# Ragdoll Female Looking For Home (Northants)



## CaninoAnimalRescue (Oct 8, 2012)

Poppy is a female ragdoll who has been neutered. She was born in August 2004 and comes with all of her paperwork. She is an indoor cat, it might be nice for them to go together but they do not need to go together.

She is up for adoption with her "brother-from-another-mother" Tink, which I have posted about earlier.

She is also very good with cats, dogs and children.

If you or if you know anyone who might be interested in Poppy, then please give me a shout.

Many thanks once again guys x


----------



## catcoonz (Aug 4, 2012)

she is adorable.


----------



## LittleOwl (Jul 27, 2012)

She seems to be just what I am looking for in a third cat, however I am in Northumberland and not able to drive down so far. Fingers crossed she finds her new home very soon


----------



## raggie doll (Sep 16, 2011)

CaninoAnimalRescue said:


> Poppy is a female ragdoll who has been neutered. She was born in August 2004 and comes with all of her paperwork.
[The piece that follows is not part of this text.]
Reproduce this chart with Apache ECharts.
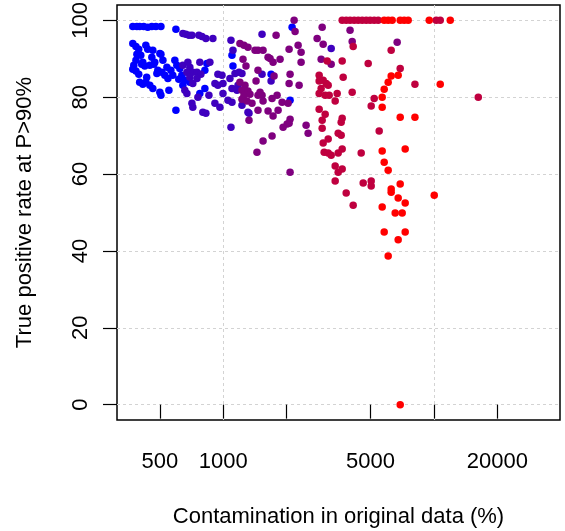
<!DOCTYPE html>
<html>
<head>
<meta charset="utf-8">
<script src="https://cdn.jsdelivr.net/npm/echarts@6/dist/echarts.min.js"></script>
<style>
  html, body { margin: 0; padding: 0; background: #fff; }
  #chart { width: 565px; height: 531px; }
</style>
</head>
<body>
<div id="chart"></div>
<script>
// axis ticks
const xTicks = [500, 1000, 2000, 5000, 10000, 20000];
const xLabels = [500, 1000, 5000, 20000];
const xGrid = [1000, 10000];
const yTicks = [0, 20, 40, 60, 80, 100];

// [contamination %, true positive rate] per colour group
const blueGroup = [
  [372, 98.4], [389, 98.4], [401, 98.4], [419, 98.4], [438, 98.2], [458, 98.4], [479, 98.4], [506, 98.4], [596, 97.7],
  [372, 94.0], [385, 93.2], [397, 92.5], [429, 93.5], [438, 92.5], [463, 92.2], [500, 91.4], [389, 91.2], [406, 90.9],
  [458, 90.4], [506, 91.2], [415, 89.1], [385, 89.6], [376, 88.3], [410, 88.6], [424, 88.1], [448, 88.3], [473, 89.1],
  [517, 89.6], [468, 88.6], [489, 87.0], [511, 86.5], [528, 85.7], [546, 84.9], [540, 87.8], [372, 87.3], [385, 86.8],
  [397, 86.0], [433, 85.2], [484, 86.2], [576, 85.7], [564, 87.0], [589, 89.6], [602, 88.3], [622, 87.5], [636, 85.7],
  [615, 84.7], [401, 83.9], [415, 83.4], [429, 83.9], [448, 83.1], [463, 82.3], [500, 81.3], [506, 80.5], [552, 81.8],
  [643, 83.1], [657, 84.4], [694, 83.9], [596, 76.6], [818, 87.0], [836, 88.8], [818, 82.3], [774, 81.0], [1100, 90.9],
  [1112, 88.1], [1687, 86.0], [2123, 98.2], [2076, 79.2]
];
const violetGroup = [
  [643, 96.6], [664, 96.4], [687, 96.1], [710, 96.1], [766, 96.1], [792, 95.8], [827, 95.3], [893, 95.3], [1528, 96.4],
  [1088, 94.8], [1112, 92.2], [3254, 92.7], [643, 88.3], [679, 89.1], [694, 87.8], [672, 86.5], [717, 86.5], [750, 86.5],
  [783, 86.0], [774, 89.1], [864, 89.1], [694, 85.2], [750, 84.9], [717, 83.6], [657, 81.8], [672, 81.0], [758, 80.0],
  [710, 78.4], [717, 77.4], [800, 76.1], [827, 75.8], [855, 80.5], [913, 78.4], [964, 77.4], [913, 83.6], [943, 83.1],
  [997, 83.6], [997, 81.0], [1053, 79.2], [1100, 78.7], [1227, 77.9], [1100, 82.3], [1162, 81.8], [1175, 83.1],
  [1076, 84.9], [1137, 86.2], [943, 86.0], [986, 85.7], [1188, 86.5], [1227, 86.2], [1528, 86.0], [1687, 84.2],
  [1310, 76.1], [1325, 75.8], [1088, 72.2]
];
const purpleGroup = [
  [2170, 100], [2193, 97.1], [1782, 96.1], [2791, 95.3], [2949, 98.2], [4000, 97.4], [2981, 93.8], [4094, 94.5],
  [6695, 94.3], [2916, 89.9], [3254, 88.6], [2474, 72.7], [2529, 70.6], [2076, 60.5], [1200, 94.0], [1254, 93.5],
  [1310, 93.0], [1415, 92.2], [1462, 92.2], [1545, 92.2], [1668, 90.1], [1724, 89.1], [1861, 89.9], [2054, 92.5],
  [2267, 93.5], [2342, 91.7], [2342, 89.1], [1632, 90.4], [1241, 89.9], [1282, 88.1], [1462, 87.0], [1743, 85.5],
  [1431, 84.2], [2076, 86.0], [2054, 83.6], [2292, 83.1], [1200, 83.9], [1268, 83.1], [1227, 81.8], [1310, 81.6],
  [1254, 80.5], [1339, 80.8], [1227, 79.5], [1296, 79.0], [1369, 78.4], [1462, 80.5], [1528, 80.5], [1545, 79.0],
  [1705, 79.7], [1801, 80.5], [1903, 78.7], [2032, 78.4], [1462, 76.6], [1632, 76.4], [1821, 76.6], [1325, 74.0],
  [2076, 74.3], [2010, 73.0], [1924, 72.2], [2054, 73.2], [1724, 75.1], [1705, 69.9], [1545, 68.6], [1446, 65.7],
  [1495, 81.3]
];
const crimsonGroup = [
  [3670, 100], [3834, 100], [4000, 100], [4185, 100], [4372, 100], [4567, 100], [4772, 100], [4980, 100], [5208, 100],
  [5440, 100], [10260, 100], [10720, 100], [4139, 93.2], [6270, 92.2], [3115, 89.4], [3670, 89.4], [4877, 88.8],
  [6920, 87.5], [2853, 85.7], [3710, 85.2], [8130, 83.4], [16250, 80.0], [5208, 79.7], [5040, 77.7], [2853, 84.2],
  [2981, 84.4], [3081, 83.6], [3149, 83.1], [2916, 82.3], [2853, 81.0], [3047, 80.5], [3183, 80.5], [3474, 81.0],
  [4094, 81.3], [3399, 79.0], [2853, 76.9], [3047, 75.6], [2949, 74.0], [3670, 74.5], [3630, 73.5], [2949, 71.9],
  [3513, 70.6], [3630, 70.1], [3149, 69.1], [2981, 68.1], [3014, 65.7], [3149, 65.5], [3254, 64.9], [3513, 65.5],
  [3670, 66.5], [4518, 65.5], [5500, 71.2], [3399, 62.1], [3513, 60.5], [3670, 61.3], [3399, 58.2], [4618, 57.7],
  [5040, 58.2], [5040, 56.9], [3834, 55.1], [4139, 51.9]
];
const redGroup = [
  [5809, 100], [6068, 100], [6339, 100], [6920, 100], [7228, 100], [7551, 100], [9505, 100], [11960, 100],
  [6270, 85.5], [6769, 85.7], [6068, 83.9], [5809, 82.1], [10720, 83.4], [5683, 80.0], [5683, 77.4], [6920, 74.8],
  [8130, 74.8], [7308, 66.5], [5683, 66.0], [5809, 63.1], [6068, 61.0], [6920, 57.4], [6270, 56.1], [6270, 55.3],
  [6769, 53.8], [7308, 52.5], [5683, 51.4], [6550, 49.9], [7072, 49.9], [5809, 44.9], [7308, 44.9], [6769, 42.9],
  [6068, 38.7], [10040, 54.5], [6920, 0]
];

const groups = [
  { data: blueGroup, color: '#0000FF' },
  { data: violetGroup, color: '#3F00BF' },
  { data: purpleGroup, color: '#7F007F' },
  { data: crimsonGroup, color: '#BF003F' },
  { data: redGroup, color: '#FF0000' }
];

const font = 'Liberation Sans, Arial, Helvetica, sans-serif';
const gridLine = { show: true, lineStyle: { color: '#d3d3d3', width: 1, type: [3, 3] } };
const blackLine = { color: '#000', width: 1.2 };

const chart = echarts.init(document.getElementById('chart'));
chart.setOption({
  animation: false,
  backgroundColor: '#fff',
  textStyle: { fontFamily: font },
  grid: {
    left: 117, right: 5, top: 5, bottom: 111,
    containLabel: false, outerBoundsMode: 'none',
    show: true, borderColor: '#000', borderWidth: 1.5, backgroundColor: 'transparent'
  },
  xAxis: [
    {
      type: 'log', logBase: 10, min: 313, max: 39700,
      name: 'Contamination in original data (%)',
      nameLocation: 'middle', nameGap: 86,
      nameTextStyle: { fontSize: 22, color: '#000', fontFamily: font },
      axisLine: { show: false },
      axisTick: { show: true, length: 14, customValues: xTicks, lineStyle: blackLine },
      axisLabel: {
        customValues: xLabels, margin: 31, fontSize: 22, color: '#000', fontFamily: font,
        formatter: v => String(v)
      },
      splitLine: { show: false }
    },
    {
      type: 'log', logBase: 10, min: 313, max: 39700,
      axisLine: { show: false },
      axisTick: { show: false, customValues: xGrid },
      axisLabel: { show: false },
      splitLine: gridLine
    }
  ],
  yAxis: {
    type: 'value', min: -4, max: 104,
    name: 'True positive rate at P>90%',
    nameLocation: 'middle', nameGap: 81,
    nameTextStyle: { fontSize: 22, color: '#000', fontFamily: font },
    axisLine: { show: false },
    axisTick: { show: true, length: 14, customValues: yTicks, lineStyle: blackLine },
    axisLabel: {
      customValues: yTicks, rotate: 90, margin: 25, fontSize: 22, color: '#000', fontFamily: font
    },
    splitLine: gridLine
  },
  series: groups.map(g => ({
    type: 'scatter',
    xAxisIndex: 0,
    data: g.data,
    symbol: 'circle',
    symbolSize: 7.5,
    itemStyle: { color: g.color, opacity: 1 }
  }))
});
</script>
</body>
</html>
She is an indoor cat, it might be nice for them to go together but they do not need to go together.
> 
> She is up for adoption with her "brother-from-another-mother" Tink, which I have posted about earlier.
> 
> ...


who is she with a rescue?


----------



## CaninoAnimalRescue (Oct 8, 2012)

raggie doll said:


> who is she with a rescue?


Yeah she is with me at Canino Animal Rescue http://www.caninoanimalrescue.yolasite.com


----------



## raggie doll (Sep 16, 2011)

gorgeous couldn't see her on your site though, have you shared them on fb
I was looking to take in a diabetic as i recently lost mine not much luck so far


----------



## raggie doll (Sep 16, 2011)

is this one still looking?


----------



## CaninoAnimalRescue (Oct 8, 2012)

Hi depending on her vet check tomorrow she is still looking but it has now become clear that she cannot be homed with other cats

Thanks


----------



## raggie doll (Sep 16, 2011)

aww poor thing she doesn't like them?


----------



## CaninoAnimalRescue (Oct 8, 2012)

Unfortunately not  she started being mean to her brother and he ended up with a few scratches on his nose...so he has been rehomed seperately and she has been much happier since being alone!


----------



## raggie doll (Sep 16, 2011)

weird sometimes its a family thing one of mine hated her son after her reached 3 but could live with a differrent cat but not her son strange indeed


----------